── DATASET CONTENT ──

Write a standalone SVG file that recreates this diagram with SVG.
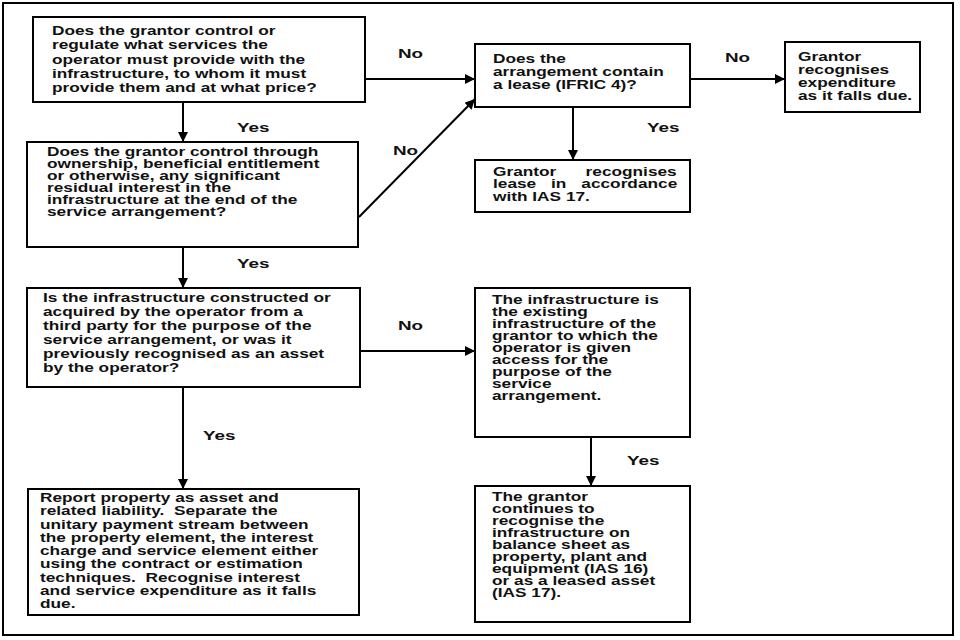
<svg xmlns="http://www.w3.org/2000/svg" width="960" height="640" viewBox="0 0 960 640">
<style>
.box{fill:#fff;stroke:#000;stroke-width:2}
.t{font-family:"Liberation Sans",Arial,sans-serif;font-weight:bold;font-size:12px;fill:#111}
.lb{font-family:"Liberation Sans",Arial,sans-serif;font-weight:bold;font-size:13px;fill:#111}
.c{stroke:#000;stroke-width:2;fill:none;marker-end:url(#ah)}
</style>
<defs>
<marker id="ah" viewBox="0 0 10 10" refX="10" refY="5" markerWidth="11" markerHeight="10" markerUnits="userSpaceOnUse" orient="auto"><path d="M0,0 L10,5 L0,10 z" fill="#000"/></marker>
</defs>
<rect x="0" y="0" width="960" height="640" fill="#fff"/>
<rect x="3" y="3" width="950" height="632" fill="none" stroke="#000" stroke-width="2"/>

<g id="connectors">
<line class="c" x1="365" y1="79" x2="475" y2="79"/>
<line class="c" x1="359" y1="217" x2="475" y2="99"/>
<line class="c" x1="183" y1="102" x2="183" y2="142"/>
<line class="c" x1="183" y1="247" x2="183" y2="288"/>
<line class="c" x1="360" y1="351" x2="475" y2="351"/>
<line class="c" x1="183" y1="387" x2="183" y2="489"/>
<line class="c" x1="690" y1="79" x2="785" y2="79"/>
<line class="c" x1="573" y1="107" x2="573" y2="160"/>
<line class="c" x1="591" y1="437" x2="591" y2="486"/>
<text class="lb" transform="translate(398,58) scale(1.45,1)">No</text>
<text class="lb" transform="translate(393,155) scale(1.45,1)">No</text>
<text class="lb" transform="translate(237,132) scale(1.45,1)">Yes</text>
<text class="lb" transform="translate(237,268) scale(1.45,1)">Yes</text>
<text class="lb" transform="translate(398,330) scale(1.45,1)">No</text>
<text class="lb" transform="translate(203,440) scale(1.45,1)">Yes</text>
<text class="lb" transform="translate(725,62) scale(1.45,1)">No</text>
<text class="lb" transform="translate(647,132) scale(1.45,1)">Yes</text>
<text class="lb" transform="translate(627,465) scale(1.45,1)">Yes</text>
</g>

<g id="q1">
<rect class="box" x="33" y="17" width="332" height="85"/>
<text class="t" transform="translate(52,35) scale(1.44,1)"><tspan x="0" y="0">Does the grantor control or</tspan><tspan x="0" y="14.3">regulate what services the</tspan><tspan x="0" y="28.6">operator must provide with the</tspan><tspan x="0" y="42.9">infrastructure, to whom it must</tspan><tspan x="0" y="57.2">provide them and at what price?</tspan></text>
</g>

<g id="q2">
<rect class="box" x="27" y="142" width="331" height="105"/>
<text class="t" transform="translate(47,156) scale(1.44,1)"><tspan x="0" y="0">Does the grantor control through</tspan><tspan x="0" y="12">ownership, beneficial entitlement</tspan><tspan x="0" y="24">or otherwise, any significant</tspan><tspan x="0" y="36">residual interest in the</tspan><tspan x="0" y="48">infrastructure at the end of the</tspan><tspan x="0" y="60">service arrangement?</tspan></text>
</g>

<g id="q3">
<rect class="box" x="27" y="288" width="333" height="99"/>
<text class="t" transform="translate(43,302) scale(1.44,1)"><tspan x="0" y="0">Is the infrastructure constructed or</tspan><tspan x="0" y="14">acquired by the operator from a</tspan><tspan x="0" y="28">third party for the purpose of the</tspan><tspan x="0" y="42">service arrangement, or was it</tspan><tspan x="0" y="56">previously recognised as an asset</tspan><tspan x="0" y="70">by the operator?</tspan></text>
</g>

<g id="report">
<rect class="box" x="28" y="489" width="331" height="126"/>
<text class="t" transform="translate(40,502) scale(1.44,1)"><tspan x="0" y="0">Report property as asset and</tspan><tspan x="0" y="13.3">related liability.&#160; Separate the</tspan><tspan x="0" y="26.6">unitary payment stream between</tspan><tspan x="0" y="39.9">the property element, the interest</tspan><tspan x="0" y="53.2">charge and service element either</tspan><tspan x="0" y="66.5">using the contract or estimation</tspan><tspan x="0" y="79.8">techniques.&#160; Recognise interest</tspan><tspan x="0" y="93.1">and service expenditure as it falls</tspan><tspan x="0" y="106.4">due.</tspan></text>
</g>

<g id="lease">
<rect class="box" x="475" y="44" width="215" height="63"/>
<text class="t" transform="translate(493,63) scale(1.44,1)"><tspan x="0" y="0">Does the</tspan><tspan x="0" y="13">arrangement contain</tspan><tspan x="0" y="26">a lease (IFRIC 4)?</tspan></text>
</g>

<g id="expenditure">
<rect class="box" x="785" y="42" width="135" height="70"/>
<text class="t" transform="translate(798,61) scale(1.44,1)"><tspan x="0" y="0">Grantor</tspan><tspan x="0" y="13">recognises</tspan><tspan x="0" y="26">expenditure</tspan><tspan x="0" y="39">as it falls due.</tspan></text>
</g>

<g id="ias17">
<rect class="box" x="475" y="160" width="215" height="52"/>
<text class="t" transform="translate(493,176) scale(1.44,1)"><tspan x="0" y="0" word-spacing="17">Grantor recognises</tspan><tspan x="0" y="12.5" word-spacing="7">lease in accordance</tspan><tspan x="0" y="25">with IAS 17.</tspan></text>
</g>

<g id="existing">
<rect class="box" x="475" y="288" width="215" height="149"/>
<text class="t" transform="translate(492,304) scale(1.44,1)"><tspan x="0" y="0">The infrastructure is</tspan><tspan x="0" y="12">the existing</tspan><tspan x="0" y="24">infrastructure of the</tspan><tspan x="0" y="36">grantor to which the</tspan><tspan x="0" y="48">operator is given</tspan><tspan x="0" y="60">access for the</tspan><tspan x="0" y="72">purpose of the</tspan><tspan x="0" y="84">service</tspan><tspan x="0" y="96">arrangement.</tspan></text>
</g>

<g id="continues">
<rect class="box" x="475" y="486" width="215" height="136"/>
<text class="t" transform="translate(492,501) scale(1.44,1)"><tspan x="0" y="0">The grantor</tspan><tspan x="0" y="12">continues to</tspan><tspan x="0" y="24">recognise the</tspan><tspan x="0" y="36">infrastructure on</tspan><tspan x="0" y="48">balance sheet as</tspan><tspan x="0" y="60">property, plant and</tspan><tspan x="0" y="72">equipment (IAS 16)</tspan><tspan x="0" y="84">or as a leased asset</tspan><tspan x="0" y="96">(IAS 17).</tspan></text>
</g>
</svg>
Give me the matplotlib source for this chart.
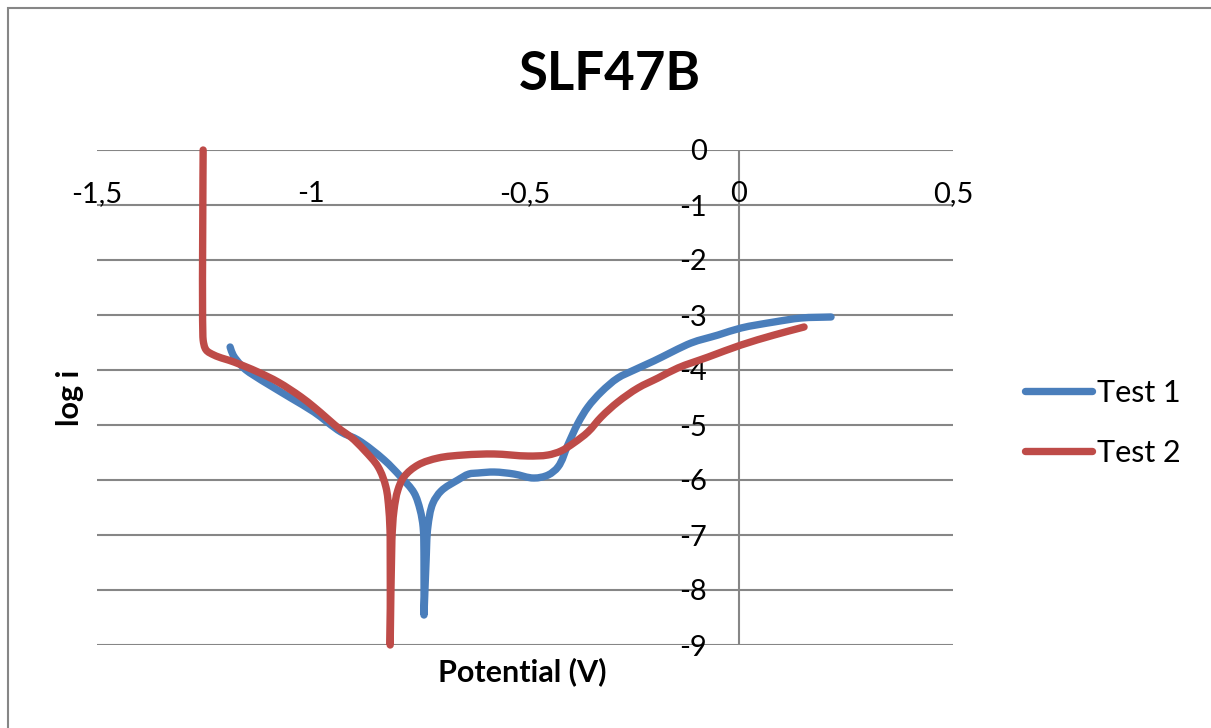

───

TASK STATEMENT.
Can you restate all the records above word for word while dropping the pictures?

TASK RESULT.
Write a standalone SVG file that recreates this diagram with SVG.
<svg xmlns="http://www.w3.org/2000/svg" width="960" height="640" viewBox="0 0 960 640">
<style>
.box{fill:#fff;stroke:#000;stroke-width:2}
.t{font-family:"Liberation Sans",Arial,sans-serif;font-weight:bold;font-size:12px;fill:#111}
.lb{font-family:"Liberation Sans",Arial,sans-serif;font-weight:bold;font-size:13px;fill:#111}
.c{stroke:#000;stroke-width:2;fill:none;marker-end:url(#ah)}
</style>
<defs>
<marker id="ah" viewBox="0 0 10 10" refX="10" refY="5" markerWidth="11" markerHeight="10" markerUnits="userSpaceOnUse" orient="auto"><path d="M0,0 L10,5 L0,10 z" fill="#000"/></marker>
</defs>
<rect x="0" y="0" width="960" height="640" fill="#fff"/>
<rect x="3" y="3" width="950" height="632" fill="none" stroke="#000" stroke-width="2"/>

<g id="connectors">
<line class="c" x1="365" y1="79" x2="475" y2="79"/>
<line class="c" x1="359" y1="217" x2="475" y2="99"/>
<line class="c" x1="183" y1="102" x2="183" y2="142"/>
<line class="c" x1="183" y1="247" x2="183" y2="288"/>
<line class="c" x1="360" y1="351" x2="475" y2="351"/>
<line class="c" x1="183" y1="387" x2="183" y2="489"/>
<line class="c" x1="690" y1="79" x2="785" y2="79"/>
<line class="c" x1="573" y1="107" x2="573" y2="160"/>
<line class="c" x1="591" y1="437" x2="591" y2="486"/>
<text class="lb" transform="translate(398,58) scale(1.45,1)">No</text>
<text class="lb" transform="translate(393,155) scale(1.45,1)">No</text>
<text class="lb" transform="translate(237,132) scale(1.45,1)">Yes</text>
<text class="lb" transform="translate(237,268) scale(1.45,1)">Yes</text>
<text class="lb" transform="translate(398,330) scale(1.45,1)">No</text>
<text class="lb" transform="translate(203,440) scale(1.45,1)">Yes</text>
<text class="lb" transform="translate(725,62) scale(1.45,1)">No</text>
<text class="lb" transform="translate(647,132) scale(1.45,1)">Yes</text>
<text class="lb" transform="translate(627,465) scale(1.45,1)">Yes</text>
</g>

<g id="q1">
<rect class="box" x="33" y="17" width="332" height="85"/>
<text class="t" transform="translate(52,35) scale(1.44,1)"><tspan x="0" y="0">Does the grantor control or</tspan><tspan x="0" y="14.3">regulate what services the</tspan><tspan x="0" y="28.6">operator must provide with the</tspan><tspan x="0" y="42.9">infrastructure, to whom it must</tspan><tspan x="0" y="57.2">provide them and at what price?</tspan></text>
</g>

<g id="q2">
<rect class="box" x="27" y="142" width="331" height="105"/>
<text class="t" transform="translate(47,156) scale(1.44,1)"><tspan x="0" y="0">Does the grantor control through</tspan><tspan x="0" y="12">ownership, beneficial entitlement</tspan><tspan x="0" y="24">or otherwise, any significant</tspan><tspan x="0" y="36">residual interest in the</tspan><tspan x="0" y="48">infrastructure at the end of the</tspan><tspan x="0" y="60">service arrangement?</tspan></text>
</g>

<g id="q3">
<rect class="box" x="27" y="288" width="333" height="99"/>
<text class="t" transform="translate(43,302) scale(1.44,1)"><tspan x="0" y="0">Is the infrastructure constructed or</tspan><tspan x="0" y="14">acquired by the operator from a</tspan><tspan x="0" y="28">third party for the purpose of the</tspan><tspan x="0" y="42">service arrangement, or was it</tspan><tspan x="0" y="56">previously recognised as an asset</tspan><tspan x="0" y="70">by the operator?</tspan></text>
</g>

<g id="report">
<rect class="box" x="28" y="489" width="331" height="126"/>
<text class="t" transform="translate(40,502) scale(1.44,1)"><tspan x="0" y="0">Report property as asset and</tspan><tspan x="0" y="13.3">related liability.&#160; Separate the</tspan><tspan x="0" y="26.6">unitary payment stream between</tspan><tspan x="0" y="39.9">the property element, the interest</tspan><tspan x="0" y="53.2">charge and service element either</tspan><tspan x="0" y="66.5">using the contract or estimation</tspan><tspan x="0" y="79.8">techniques.&#160; Recognise interest</tspan><tspan x="0" y="93.1">and service expenditure as it falls</tspan><tspan x="0" y="106.4">due.</tspan></text>
</g>

<g id="lease">
<rect class="box" x="475" y="44" width="215" height="63"/>
<text class="t" transform="translate(493,63) scale(1.44,1)"><tspan x="0" y="0">Does the</tspan><tspan x="0" y="13">arrangement contain</tspan><tspan x="0" y="26">a lease (IFRIC 4)?</tspan></text>
</g>

<g id="expenditure">
<rect class="box" x="785" y="42" width="135" height="70"/>
<text class="t" transform="translate(798,61) scale(1.44,1)"><tspan x="0" y="0">Grantor</tspan><tspan x="0" y="13">recognises</tspan><tspan x="0" y="26">expenditure</tspan><tspan x="0" y="39">as it falls due.</tspan></text>
</g>

<g id="ias17">
<rect class="box" x="475" y="160" width="215" height="52"/>
<text class="t" transform="translate(493,176) scale(1.44,1)"><tspan x="0" y="0" word-spacing="17">Grantor recognises</tspan><tspan x="0" y="12.5" word-spacing="7">lease in accordance</tspan><tspan x="0" y="25">with IAS 17.</tspan></text>
</g>

<g id="existing">
<rect class="box" x="475" y="288" width="215" height="149"/>
<text class="t" transform="translate(492,304) scale(1.44,1)"><tspan x="0" y="0">The infrastructure is</tspan><tspan x="0" y="12">the existing</tspan><tspan x="0" y="24">infrastructure of the</tspan><tspan x="0" y="36">grantor to which the</tspan><tspan x="0" y="48">operator is given</tspan><tspan x="0" y="60">access for the</tspan><tspan x="0" y="72">purpose of the</tspan><tspan x="0" y="84">service</tspan><tspan x="0" y="96">arrangement.</tspan></text>
</g>

<g id="continues">
<rect class="box" x="475" y="486" width="215" height="136"/>
<text class="t" transform="translate(492,501) scale(1.44,1)"><tspan x="0" y="0">The grantor</tspan><tspan x="0" y="12">continues to</tspan><tspan x="0" y="24">recognise the</tspan><tspan x="0" y="36">infrastructure on</tspan><tspan x="0" y="48">balance sheet as</tspan><tspan x="0" y="60">property, plant and</tspan><tspan x="0" y="72">equipment (IAS 16)</tspan><tspan x="0" y="84">or as a leased asset</tspan><tspan x="0" y="96">(IAS 17).</tspan></text>
</g>
</svg>
Give me the matplotlib source for this chart.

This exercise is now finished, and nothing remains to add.